[Begin SUPPLIED DATA]

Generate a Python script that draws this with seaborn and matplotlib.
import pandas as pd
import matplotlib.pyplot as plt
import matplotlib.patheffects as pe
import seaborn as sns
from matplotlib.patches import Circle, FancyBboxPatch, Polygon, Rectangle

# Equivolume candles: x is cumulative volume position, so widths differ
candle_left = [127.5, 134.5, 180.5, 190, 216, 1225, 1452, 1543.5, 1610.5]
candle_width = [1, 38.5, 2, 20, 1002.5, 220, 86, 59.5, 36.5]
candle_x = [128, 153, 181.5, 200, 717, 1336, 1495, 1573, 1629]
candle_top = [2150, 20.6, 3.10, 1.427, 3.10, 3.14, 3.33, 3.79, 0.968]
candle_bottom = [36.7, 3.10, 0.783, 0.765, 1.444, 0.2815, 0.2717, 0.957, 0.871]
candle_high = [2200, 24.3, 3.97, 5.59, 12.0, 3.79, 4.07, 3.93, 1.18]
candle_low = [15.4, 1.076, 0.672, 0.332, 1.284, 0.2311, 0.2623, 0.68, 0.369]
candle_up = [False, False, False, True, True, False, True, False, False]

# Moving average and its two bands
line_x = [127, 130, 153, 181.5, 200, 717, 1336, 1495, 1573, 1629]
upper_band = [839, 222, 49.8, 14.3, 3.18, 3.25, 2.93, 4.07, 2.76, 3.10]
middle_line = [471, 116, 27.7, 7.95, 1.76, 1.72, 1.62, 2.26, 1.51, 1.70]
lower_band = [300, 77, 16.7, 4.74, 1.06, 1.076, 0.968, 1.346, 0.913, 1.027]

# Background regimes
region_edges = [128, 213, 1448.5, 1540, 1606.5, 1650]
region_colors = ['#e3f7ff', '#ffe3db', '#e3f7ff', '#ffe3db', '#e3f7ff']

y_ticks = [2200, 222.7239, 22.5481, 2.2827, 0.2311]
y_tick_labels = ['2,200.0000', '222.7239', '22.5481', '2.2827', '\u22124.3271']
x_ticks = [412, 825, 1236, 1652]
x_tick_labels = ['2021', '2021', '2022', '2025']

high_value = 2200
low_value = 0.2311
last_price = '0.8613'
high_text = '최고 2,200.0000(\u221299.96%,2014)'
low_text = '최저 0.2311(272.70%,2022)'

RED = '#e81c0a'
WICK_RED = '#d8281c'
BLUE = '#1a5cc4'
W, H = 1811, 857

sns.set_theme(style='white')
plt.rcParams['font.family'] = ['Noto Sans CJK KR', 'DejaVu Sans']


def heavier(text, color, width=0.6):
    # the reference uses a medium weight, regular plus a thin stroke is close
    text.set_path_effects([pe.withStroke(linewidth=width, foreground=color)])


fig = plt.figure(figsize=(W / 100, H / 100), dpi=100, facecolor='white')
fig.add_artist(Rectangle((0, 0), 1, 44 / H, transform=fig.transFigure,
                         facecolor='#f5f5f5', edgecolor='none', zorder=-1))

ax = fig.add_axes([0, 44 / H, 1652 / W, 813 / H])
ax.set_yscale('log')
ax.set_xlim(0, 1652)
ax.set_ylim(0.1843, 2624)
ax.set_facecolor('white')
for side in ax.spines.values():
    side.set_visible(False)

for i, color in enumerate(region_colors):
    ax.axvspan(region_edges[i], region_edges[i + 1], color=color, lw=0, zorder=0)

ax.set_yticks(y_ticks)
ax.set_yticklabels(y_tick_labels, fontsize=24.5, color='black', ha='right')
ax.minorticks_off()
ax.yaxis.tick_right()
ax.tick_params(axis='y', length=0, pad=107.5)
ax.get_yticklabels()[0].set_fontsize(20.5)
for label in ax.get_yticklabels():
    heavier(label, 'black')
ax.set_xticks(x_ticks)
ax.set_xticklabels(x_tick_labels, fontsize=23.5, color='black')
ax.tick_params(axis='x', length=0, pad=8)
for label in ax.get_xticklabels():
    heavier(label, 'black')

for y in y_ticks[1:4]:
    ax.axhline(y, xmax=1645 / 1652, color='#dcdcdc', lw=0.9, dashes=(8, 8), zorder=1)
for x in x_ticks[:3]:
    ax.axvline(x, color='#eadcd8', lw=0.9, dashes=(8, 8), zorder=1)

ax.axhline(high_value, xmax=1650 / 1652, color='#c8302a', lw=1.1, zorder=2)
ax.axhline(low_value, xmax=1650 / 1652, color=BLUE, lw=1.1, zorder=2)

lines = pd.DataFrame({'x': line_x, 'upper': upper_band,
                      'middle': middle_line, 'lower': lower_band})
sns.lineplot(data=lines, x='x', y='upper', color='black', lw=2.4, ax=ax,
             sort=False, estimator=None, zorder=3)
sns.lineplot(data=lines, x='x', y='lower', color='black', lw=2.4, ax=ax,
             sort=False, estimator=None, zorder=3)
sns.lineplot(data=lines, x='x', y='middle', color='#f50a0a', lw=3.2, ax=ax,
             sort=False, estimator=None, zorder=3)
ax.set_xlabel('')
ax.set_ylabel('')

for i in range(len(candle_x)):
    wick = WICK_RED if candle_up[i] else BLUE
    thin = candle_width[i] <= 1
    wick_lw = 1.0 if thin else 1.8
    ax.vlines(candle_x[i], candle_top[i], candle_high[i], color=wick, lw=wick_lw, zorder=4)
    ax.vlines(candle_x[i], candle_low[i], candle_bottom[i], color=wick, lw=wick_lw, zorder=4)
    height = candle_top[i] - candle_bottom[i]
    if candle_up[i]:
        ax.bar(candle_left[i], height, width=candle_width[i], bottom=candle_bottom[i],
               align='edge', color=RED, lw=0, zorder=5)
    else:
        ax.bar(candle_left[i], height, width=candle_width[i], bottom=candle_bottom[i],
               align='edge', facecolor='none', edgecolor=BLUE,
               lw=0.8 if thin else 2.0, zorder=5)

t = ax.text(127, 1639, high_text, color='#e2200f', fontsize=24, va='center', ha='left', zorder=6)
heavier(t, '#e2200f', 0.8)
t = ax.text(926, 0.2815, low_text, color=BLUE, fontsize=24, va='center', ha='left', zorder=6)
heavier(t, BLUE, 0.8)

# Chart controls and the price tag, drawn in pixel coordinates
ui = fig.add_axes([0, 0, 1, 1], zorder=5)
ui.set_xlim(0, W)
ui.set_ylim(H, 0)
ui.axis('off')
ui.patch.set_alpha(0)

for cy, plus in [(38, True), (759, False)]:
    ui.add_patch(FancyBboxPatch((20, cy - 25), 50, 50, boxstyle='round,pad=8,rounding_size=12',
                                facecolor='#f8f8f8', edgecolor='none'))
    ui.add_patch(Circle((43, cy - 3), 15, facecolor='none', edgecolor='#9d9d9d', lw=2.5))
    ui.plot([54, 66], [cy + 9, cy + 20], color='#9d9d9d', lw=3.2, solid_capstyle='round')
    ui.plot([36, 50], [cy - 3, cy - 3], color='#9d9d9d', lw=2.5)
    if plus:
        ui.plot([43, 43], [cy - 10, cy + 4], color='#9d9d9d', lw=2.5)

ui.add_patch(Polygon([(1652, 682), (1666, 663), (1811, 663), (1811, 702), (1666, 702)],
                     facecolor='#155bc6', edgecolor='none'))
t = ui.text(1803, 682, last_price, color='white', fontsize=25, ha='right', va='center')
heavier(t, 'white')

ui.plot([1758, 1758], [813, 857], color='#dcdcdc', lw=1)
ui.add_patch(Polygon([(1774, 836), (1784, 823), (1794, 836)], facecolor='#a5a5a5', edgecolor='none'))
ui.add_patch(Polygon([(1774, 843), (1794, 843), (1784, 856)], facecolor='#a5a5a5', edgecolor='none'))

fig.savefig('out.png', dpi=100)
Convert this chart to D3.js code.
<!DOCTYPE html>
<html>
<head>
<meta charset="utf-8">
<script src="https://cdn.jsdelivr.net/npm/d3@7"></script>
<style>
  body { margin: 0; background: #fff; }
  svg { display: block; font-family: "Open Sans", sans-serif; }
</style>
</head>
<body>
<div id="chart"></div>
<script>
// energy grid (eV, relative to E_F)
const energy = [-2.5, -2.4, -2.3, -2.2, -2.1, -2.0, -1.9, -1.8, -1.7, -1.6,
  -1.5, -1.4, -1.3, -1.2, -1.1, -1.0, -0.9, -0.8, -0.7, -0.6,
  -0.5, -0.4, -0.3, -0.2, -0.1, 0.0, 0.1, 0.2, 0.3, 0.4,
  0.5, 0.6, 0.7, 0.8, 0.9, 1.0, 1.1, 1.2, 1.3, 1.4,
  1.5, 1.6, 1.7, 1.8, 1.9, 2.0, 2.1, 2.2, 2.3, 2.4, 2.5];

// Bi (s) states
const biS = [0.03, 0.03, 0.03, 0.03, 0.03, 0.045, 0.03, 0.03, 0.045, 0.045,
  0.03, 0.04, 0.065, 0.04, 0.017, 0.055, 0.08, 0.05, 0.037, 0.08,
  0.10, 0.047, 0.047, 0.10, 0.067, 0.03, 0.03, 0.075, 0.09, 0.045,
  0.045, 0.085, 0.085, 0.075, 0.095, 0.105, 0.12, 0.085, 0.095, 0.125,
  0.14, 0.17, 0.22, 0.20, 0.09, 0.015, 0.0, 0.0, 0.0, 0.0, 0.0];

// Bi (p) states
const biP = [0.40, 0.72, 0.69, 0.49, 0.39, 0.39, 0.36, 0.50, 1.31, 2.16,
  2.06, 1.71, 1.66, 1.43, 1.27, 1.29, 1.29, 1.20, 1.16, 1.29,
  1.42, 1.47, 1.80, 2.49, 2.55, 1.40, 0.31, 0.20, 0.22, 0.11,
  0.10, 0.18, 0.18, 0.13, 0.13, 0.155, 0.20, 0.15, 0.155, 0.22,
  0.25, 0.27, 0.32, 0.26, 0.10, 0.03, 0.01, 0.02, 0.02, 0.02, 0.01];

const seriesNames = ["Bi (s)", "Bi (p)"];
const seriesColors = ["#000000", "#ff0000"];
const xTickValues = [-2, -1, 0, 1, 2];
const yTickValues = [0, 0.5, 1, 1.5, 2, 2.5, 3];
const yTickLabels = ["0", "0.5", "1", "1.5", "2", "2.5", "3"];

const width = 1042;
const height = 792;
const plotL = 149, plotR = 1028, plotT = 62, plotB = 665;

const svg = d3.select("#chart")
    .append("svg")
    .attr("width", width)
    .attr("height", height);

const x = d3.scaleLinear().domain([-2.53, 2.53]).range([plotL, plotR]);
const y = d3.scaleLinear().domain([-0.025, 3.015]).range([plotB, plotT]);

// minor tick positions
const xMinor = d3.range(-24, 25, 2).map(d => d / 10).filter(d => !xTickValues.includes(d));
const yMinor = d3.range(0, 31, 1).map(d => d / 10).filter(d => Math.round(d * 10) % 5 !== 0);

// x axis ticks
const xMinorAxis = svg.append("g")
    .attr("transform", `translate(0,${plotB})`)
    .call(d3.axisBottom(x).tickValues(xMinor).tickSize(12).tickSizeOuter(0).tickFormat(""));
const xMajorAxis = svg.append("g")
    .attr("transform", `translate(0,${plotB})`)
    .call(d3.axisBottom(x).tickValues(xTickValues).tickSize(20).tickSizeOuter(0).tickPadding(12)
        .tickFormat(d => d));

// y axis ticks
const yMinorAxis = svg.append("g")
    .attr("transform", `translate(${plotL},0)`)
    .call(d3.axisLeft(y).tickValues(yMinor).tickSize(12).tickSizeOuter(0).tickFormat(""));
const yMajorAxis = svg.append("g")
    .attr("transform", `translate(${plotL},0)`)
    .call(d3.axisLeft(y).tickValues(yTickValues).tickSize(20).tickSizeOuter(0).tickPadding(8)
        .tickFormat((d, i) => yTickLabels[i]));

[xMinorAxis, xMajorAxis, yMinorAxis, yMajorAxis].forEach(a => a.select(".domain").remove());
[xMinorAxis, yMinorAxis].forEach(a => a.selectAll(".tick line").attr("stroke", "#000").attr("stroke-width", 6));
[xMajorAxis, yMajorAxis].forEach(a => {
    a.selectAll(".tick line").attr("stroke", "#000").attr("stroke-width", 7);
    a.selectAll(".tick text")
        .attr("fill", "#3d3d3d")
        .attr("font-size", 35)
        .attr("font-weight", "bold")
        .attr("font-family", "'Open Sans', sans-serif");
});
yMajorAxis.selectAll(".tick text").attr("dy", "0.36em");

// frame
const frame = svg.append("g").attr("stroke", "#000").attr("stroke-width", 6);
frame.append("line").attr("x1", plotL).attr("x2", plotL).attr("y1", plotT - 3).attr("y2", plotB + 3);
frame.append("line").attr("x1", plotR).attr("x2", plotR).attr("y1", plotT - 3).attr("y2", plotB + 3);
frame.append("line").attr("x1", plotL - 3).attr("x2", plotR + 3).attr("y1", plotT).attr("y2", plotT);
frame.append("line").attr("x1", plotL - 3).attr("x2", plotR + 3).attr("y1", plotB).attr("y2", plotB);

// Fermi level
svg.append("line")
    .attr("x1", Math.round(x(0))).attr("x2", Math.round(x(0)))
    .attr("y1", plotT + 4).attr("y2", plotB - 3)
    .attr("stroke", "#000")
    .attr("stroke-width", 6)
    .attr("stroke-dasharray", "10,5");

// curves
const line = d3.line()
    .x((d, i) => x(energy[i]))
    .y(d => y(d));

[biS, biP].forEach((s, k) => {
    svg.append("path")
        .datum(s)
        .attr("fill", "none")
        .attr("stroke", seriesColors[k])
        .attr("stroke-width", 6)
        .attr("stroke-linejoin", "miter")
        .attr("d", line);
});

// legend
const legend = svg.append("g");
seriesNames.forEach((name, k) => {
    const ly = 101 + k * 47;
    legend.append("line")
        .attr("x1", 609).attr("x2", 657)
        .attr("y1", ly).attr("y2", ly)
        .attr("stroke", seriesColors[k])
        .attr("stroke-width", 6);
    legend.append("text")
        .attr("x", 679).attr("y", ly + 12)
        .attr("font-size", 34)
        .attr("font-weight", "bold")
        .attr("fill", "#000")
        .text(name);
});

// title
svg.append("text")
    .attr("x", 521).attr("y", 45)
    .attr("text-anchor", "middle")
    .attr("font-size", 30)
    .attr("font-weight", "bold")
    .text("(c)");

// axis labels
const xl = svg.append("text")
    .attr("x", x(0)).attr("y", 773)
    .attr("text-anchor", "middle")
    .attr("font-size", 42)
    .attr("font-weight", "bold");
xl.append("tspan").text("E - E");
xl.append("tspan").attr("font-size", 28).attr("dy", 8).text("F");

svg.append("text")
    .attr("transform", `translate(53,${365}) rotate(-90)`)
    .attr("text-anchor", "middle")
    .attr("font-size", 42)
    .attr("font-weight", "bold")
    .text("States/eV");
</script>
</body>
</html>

[End SUPPLIED DATA]

- DIRECTIONS FOR THIS TASK:
Only the lines from the start of the data to the line holding "from matplotlib.patches import" are wanted; return them exactly, both ends included.

- RESULT OF THIS TASK:
Generate a Python script that draws this with seaborn and matplotlib.
import pandas as pd
import matplotlib.pyplot as plt
import matplotlib.patheffects as pe
import seaborn as sns
from matplotlib.patches import Circle, FancyBboxPatch, Polygon, Rectangle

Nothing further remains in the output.